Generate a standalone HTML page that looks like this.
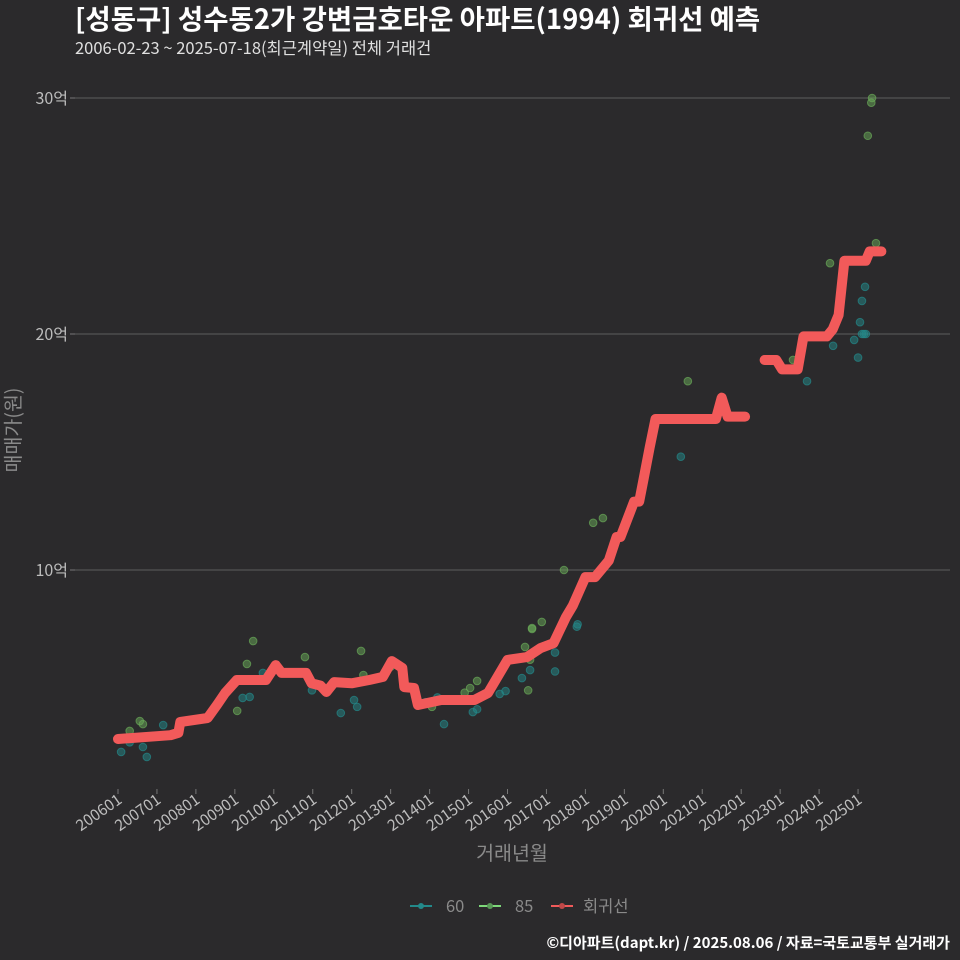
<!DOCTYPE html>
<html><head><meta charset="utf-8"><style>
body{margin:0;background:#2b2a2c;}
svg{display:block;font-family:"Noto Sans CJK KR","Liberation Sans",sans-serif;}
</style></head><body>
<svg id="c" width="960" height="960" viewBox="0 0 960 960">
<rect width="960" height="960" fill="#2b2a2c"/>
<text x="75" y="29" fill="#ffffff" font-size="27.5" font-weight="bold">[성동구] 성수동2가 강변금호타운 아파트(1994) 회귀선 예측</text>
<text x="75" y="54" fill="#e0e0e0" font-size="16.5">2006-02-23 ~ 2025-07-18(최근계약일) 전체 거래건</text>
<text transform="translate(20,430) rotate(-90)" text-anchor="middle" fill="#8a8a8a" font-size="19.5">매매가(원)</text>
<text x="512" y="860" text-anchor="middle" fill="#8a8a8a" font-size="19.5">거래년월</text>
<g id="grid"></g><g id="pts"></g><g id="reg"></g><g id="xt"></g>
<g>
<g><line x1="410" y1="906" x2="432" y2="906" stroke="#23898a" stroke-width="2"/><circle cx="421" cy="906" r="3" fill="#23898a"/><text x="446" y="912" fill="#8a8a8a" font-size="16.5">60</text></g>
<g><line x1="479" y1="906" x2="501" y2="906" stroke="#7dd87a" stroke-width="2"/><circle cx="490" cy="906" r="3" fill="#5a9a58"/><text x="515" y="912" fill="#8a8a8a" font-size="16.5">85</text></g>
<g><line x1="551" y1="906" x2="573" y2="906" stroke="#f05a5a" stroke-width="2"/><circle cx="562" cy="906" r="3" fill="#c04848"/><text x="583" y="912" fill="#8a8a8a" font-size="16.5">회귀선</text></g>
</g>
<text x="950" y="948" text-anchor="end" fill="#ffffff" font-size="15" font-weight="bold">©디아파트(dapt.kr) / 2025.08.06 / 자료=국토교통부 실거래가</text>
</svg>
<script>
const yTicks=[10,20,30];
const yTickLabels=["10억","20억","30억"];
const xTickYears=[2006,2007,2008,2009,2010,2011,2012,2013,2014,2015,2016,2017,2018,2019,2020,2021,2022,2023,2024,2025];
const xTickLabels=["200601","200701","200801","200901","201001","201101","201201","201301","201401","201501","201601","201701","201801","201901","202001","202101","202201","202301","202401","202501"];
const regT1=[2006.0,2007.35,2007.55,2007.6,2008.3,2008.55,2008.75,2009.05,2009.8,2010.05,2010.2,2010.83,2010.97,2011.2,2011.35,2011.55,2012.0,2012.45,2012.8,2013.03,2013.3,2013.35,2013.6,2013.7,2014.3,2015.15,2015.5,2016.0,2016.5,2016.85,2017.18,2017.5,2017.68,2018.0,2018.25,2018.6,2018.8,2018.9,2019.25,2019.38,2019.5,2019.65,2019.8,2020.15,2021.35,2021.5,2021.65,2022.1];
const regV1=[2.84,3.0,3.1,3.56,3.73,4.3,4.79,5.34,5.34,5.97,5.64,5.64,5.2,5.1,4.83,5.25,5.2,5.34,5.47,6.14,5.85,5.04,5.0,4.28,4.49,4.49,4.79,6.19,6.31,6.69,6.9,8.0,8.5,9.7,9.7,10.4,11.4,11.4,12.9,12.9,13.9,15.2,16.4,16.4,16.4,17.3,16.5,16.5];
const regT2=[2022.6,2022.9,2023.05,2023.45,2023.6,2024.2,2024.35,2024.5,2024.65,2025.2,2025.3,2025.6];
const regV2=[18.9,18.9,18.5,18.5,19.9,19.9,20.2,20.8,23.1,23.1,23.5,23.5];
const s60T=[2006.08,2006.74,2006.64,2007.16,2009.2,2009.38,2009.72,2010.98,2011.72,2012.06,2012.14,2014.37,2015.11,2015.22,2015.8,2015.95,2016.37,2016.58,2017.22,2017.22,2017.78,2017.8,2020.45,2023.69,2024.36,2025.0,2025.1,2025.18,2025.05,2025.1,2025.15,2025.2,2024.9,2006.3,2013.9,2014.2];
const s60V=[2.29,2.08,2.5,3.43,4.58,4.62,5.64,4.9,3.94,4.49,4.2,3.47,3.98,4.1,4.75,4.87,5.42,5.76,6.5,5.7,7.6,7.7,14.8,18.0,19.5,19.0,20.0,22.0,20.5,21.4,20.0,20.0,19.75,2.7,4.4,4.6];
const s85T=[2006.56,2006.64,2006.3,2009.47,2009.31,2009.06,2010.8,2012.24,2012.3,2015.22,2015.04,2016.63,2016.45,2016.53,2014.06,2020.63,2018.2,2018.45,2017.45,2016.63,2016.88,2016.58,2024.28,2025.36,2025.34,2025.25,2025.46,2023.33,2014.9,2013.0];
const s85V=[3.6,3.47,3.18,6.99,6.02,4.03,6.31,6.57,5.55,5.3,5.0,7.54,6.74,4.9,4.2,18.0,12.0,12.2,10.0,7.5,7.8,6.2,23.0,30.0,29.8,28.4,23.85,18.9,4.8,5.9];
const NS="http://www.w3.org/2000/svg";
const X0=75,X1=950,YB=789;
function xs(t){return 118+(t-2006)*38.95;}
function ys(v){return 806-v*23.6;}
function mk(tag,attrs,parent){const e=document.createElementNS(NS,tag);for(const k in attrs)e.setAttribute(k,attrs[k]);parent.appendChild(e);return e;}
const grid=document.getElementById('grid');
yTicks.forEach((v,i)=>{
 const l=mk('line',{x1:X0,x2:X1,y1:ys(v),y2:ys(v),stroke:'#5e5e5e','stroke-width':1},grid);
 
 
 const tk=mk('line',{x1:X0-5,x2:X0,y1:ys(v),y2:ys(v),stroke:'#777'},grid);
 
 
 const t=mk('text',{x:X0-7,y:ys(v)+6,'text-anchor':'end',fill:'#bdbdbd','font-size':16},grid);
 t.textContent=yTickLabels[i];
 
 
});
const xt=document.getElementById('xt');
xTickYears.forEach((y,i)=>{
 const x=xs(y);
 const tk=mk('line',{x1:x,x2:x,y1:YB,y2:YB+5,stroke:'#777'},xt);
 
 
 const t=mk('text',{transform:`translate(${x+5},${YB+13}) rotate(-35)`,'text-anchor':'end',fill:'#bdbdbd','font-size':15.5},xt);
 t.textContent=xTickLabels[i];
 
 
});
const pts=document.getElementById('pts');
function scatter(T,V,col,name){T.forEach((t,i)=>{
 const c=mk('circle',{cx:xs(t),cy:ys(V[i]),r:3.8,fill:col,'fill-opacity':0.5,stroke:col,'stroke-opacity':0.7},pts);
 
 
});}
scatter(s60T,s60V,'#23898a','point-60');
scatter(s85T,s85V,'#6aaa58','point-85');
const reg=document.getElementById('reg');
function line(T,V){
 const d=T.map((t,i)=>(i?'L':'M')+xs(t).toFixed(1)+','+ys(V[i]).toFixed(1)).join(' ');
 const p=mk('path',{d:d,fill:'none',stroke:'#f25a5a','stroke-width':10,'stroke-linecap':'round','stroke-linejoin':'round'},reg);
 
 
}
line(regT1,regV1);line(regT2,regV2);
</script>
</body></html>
____
What you need to do - Extract all the data above exactly, excluding every picture.

Answer below -
Generate a standalone HTML page that looks like this.
<!DOCTYPE html>
<html><head><meta charset="utf-8"><style>
body{margin:0;background:#2b2a2c;}
svg{display:block;font-family:"Noto Sans CJK KR","Liberation Sans",sans-serif;}
</style></head><body>
<svg id="c" width="960" height="960" viewBox="0 0 960 960">
<rect width="960" height="960" fill="#2b2a2c"/>
<text x="75" y="29" fill="#ffffff" font-size="27.5" font-weight="bold">[성동구] 성수동2가 강변금호타운 아파트(1994) 회귀선 예측</text>
<text x="75" y="54" fill="#e0e0e0" font-size="16.5">2006-02-23 ~ 2025-07-18(최근계약일) 전체 거래건</text>
<text transform="translate(20,430) rotate(-90)" text-anchor="middle" fill="#8a8a8a" font-size="19.5">매매가(원)</text>
<text x="512" y="860" text-anchor="middle" fill="#8a8a8a" font-size="19.5">거래년월</text>
<g id="grid"></g><g id="pts"></g><g id="reg"></g><g id="xt"></g>
<g>
<g><line x1="410" y1="906" x2="432" y2="906" stroke="#23898a" stroke-width="2"/><circle cx="421" cy="906" r="3" fill="#23898a"/><text x="446" y="912" fill="#8a8a8a" font-size="16.5">60</text></g>
<g><line x1="479" y1="906" x2="501" y2="906" stroke="#7dd87a" stroke-width="2"/><circle cx="490" cy="906" r="3" fill="#5a9a58"/><text x="515" y="912" fill="#8a8a8a" font-size="16.5">85</text></g>
<g><line x1="551" y1="906" x2="573" y2="906" stroke="#f05a5a" stroke-width="2"/><circle cx="562" cy="906" r="3" fill="#c04848"/><text x="583" y="912" fill="#8a8a8a" font-size="16.5">회귀선</text></g>
</g>
<text x="950" y="948" text-anchor="end" fill="#ffffff" font-size="15" font-weight="bold">©디아파트(dapt.kr) / 2025.08.06 / 자료=국토교통부 실거래가</text>
</svg>
<script>
const yTicks=[10,20,30];
const yTickLabels=["10억","20억","30억"];
const xTickYears=[2006,2007,2008,2009,2010,2011,2012,2013,2014,2015,2016,2017,2018,2019,2020,2021,2022,2023,2024,2025];
const xTickLabels=["200601","200701","200801","200901","201001","201101","201201","201301","201401","201501","201601","201701","201801","201901","202001","202101","202201","202301","202401","202501"];
const regT1=[2006.0,2007.35,2007.55,2007.6,2008.3,2008.55,2008.75,2009.05,2009.8,2010.05,2010.2,2010.83,2010.97,2011.2,2011.35,2011.55,2012.0,2012.45,2012.8,2013.03,2013.3,2013.35,2013.6,2013.7,2014.3,2015.15,2015.5,2016.0,2016.5,2016.85,2017.18,2017.5,2017.68,2018.0,2018.25,2018.6,2018.8,2018.9,2019.25,2019.38,2019.5,2019.65,2019.8,2020.15,2021.35,2021.5,2021.65,2022.1];
const regV1=[2.84,3.0,3.1,3.56,3.73,4.3,4.79,5.34,5.34,5.97,5.64,5.64,5.2,5.1,4.83,5.25,5.2,5.34,5.47,6.14,5.85,5.04,5.0,4.28,4.49,4.49,4.79,6.19,6.31,6.69,6.9,8.0,8.5,9.7,9.7,10.4,11.4,11.4,12.9,12.9,13.9,15.2,16.4,16.4,16.4,17.3,16.5,16.5];
const regT2=[2022.6,2022.9,2023.05,2023.45,2023.6,2024.2,2024.35,2024.5,2024.65,2025.2,2025.3,2025.6];
const regV2=[18.9,18.9,18.5,18.5,19.9,19.9,20.2,20.8,23.1,23.1,23.5,23.5];
const s60T=[2006.08,2006.74,2006.64,2007.16,2009.2,2009.38,2009.72,2010.98,2011.72,2012.06,2012.14,2014.37,2015.11,2015.22,2015.8,2015.95,2016.37,2016.58,2017.22,2017.22,2017.78,2017.8,2020.45,2023.69,2024.36,2025.0,2025.1,2025.18,2025.05,2025.1,2025.15,2025.2,2024.9,2006.3,2013.9,2014.2];
const s60V=[2.29,2.08,2.5,3.43,4.58,4.62,5.64,4.9,3.94,4.49,4.2,3.47,3.98,4.1,4.75,4.87,5.42,5.76,6.5,5.7,7.6,7.7,14.8,18.0,19.5,19.0,20.0,22.0,20.5,21.4,20.0,20.0,19.75,2.7,4.4,4.6];
const s85T=[2006.56,2006.64,2006.3,2009.47,2009.31,2009.06,2010.8,2012.24,2012.3,2015.22,2015.04,2016.63,2016.45,2016.53,2014.06,2020.63,2018.2,2018.45,2017.45,2016.63,2016.88,2016.58,2024.28,2025.36,2025.34,2025.25,2025.46,2023.33,2014.9,2013.0];
const s85V=[3.6,3.47,3.18,6.99,6.02,4.03,6.31,6.57,5.55,5.3,5.0,7.54,6.74,4.9,4.2,18.0,12.0,12.2,10.0,7.5,7.8,6.2,23.0,30.0,29.8,28.4,23.85,18.9,4.8,5.9];
const NS="http://www.w3.org/2000/svg";
const X0=75,X1=950,YB=789;
function xs(t){return 118+(t-2006)*38.95;}
function ys(v){return 806-v*23.6;}
function mk(tag,attrs,parent){const e=document.createElementNS(NS,tag);for(const k in attrs)e.setAttribute(k,attrs[k]);parent.appendChild(e);return e;}
const grid=document.getElementById('grid');
yTicks.forEach((v,i)=>{
 const l=mk('line',{x1:X0,x2:X1,y1:ys(v),y2:ys(v),stroke:'#5e5e5e','stroke-width':1},grid);
 
 
 const tk=mk('line',{x1:X0-5,x2:X0,y1:ys(v),y2:ys(v),stroke:'#777'},grid);
 
 
 const t=mk('text',{x:X0-7,y:ys(v)+6,'text-anchor':'end',fill:'#bdbdbd','font-size':16},grid);
 t.textContent=yTickLabels[i];
 
 
});
const xt=document.getElementById('xt');
xTickYears.forEach((y,i)=>{
 const x=xs(y);
 const tk=mk('line',{x1:x,x2:x,y1:YB,y2:YB+5,stroke:'#777'},xt);
 
 
 const t=mk('text',{transform:`translate(${x+5},${YB+13}) rotate(-35)`,'text-anchor':'end',fill:'#bdbdbd','font-size':15.5},xt);
 t.textContent=xTickLabels[i];
 
 
});
const pts=document.getElementById('pts');
function scatter(T,V,col,name){T.forEach((t,i)=>{
 const c=mk('circle',{cx:xs(t),cy:ys(V[i]),r:3.8,fill:col,'fill-opacity':0.5,stroke:col,'stroke-opacity':0.7},pts);
 
 
});}
scatter(s60T,s60V,'#23898a','point-60');
scatter(s85T,s85V,'#6aaa58','point-85');
const reg=document.getElementById('reg');
function line(T,V){
 const d=T.map((t,i)=>(i?'L':'M')+xs(t).toFixed(1)+','+ys(V[i]).toFixed(1)).join(' ');
 const p=mk('path',{d:d,fill:'none',stroke:'#f25a5a','stroke-width':10,'stroke-linecap':'round','stroke-linejoin':'round'},reg);
 
 
}
line(regT1,regV1);line(regT2,regV2);
</script>
</body></html>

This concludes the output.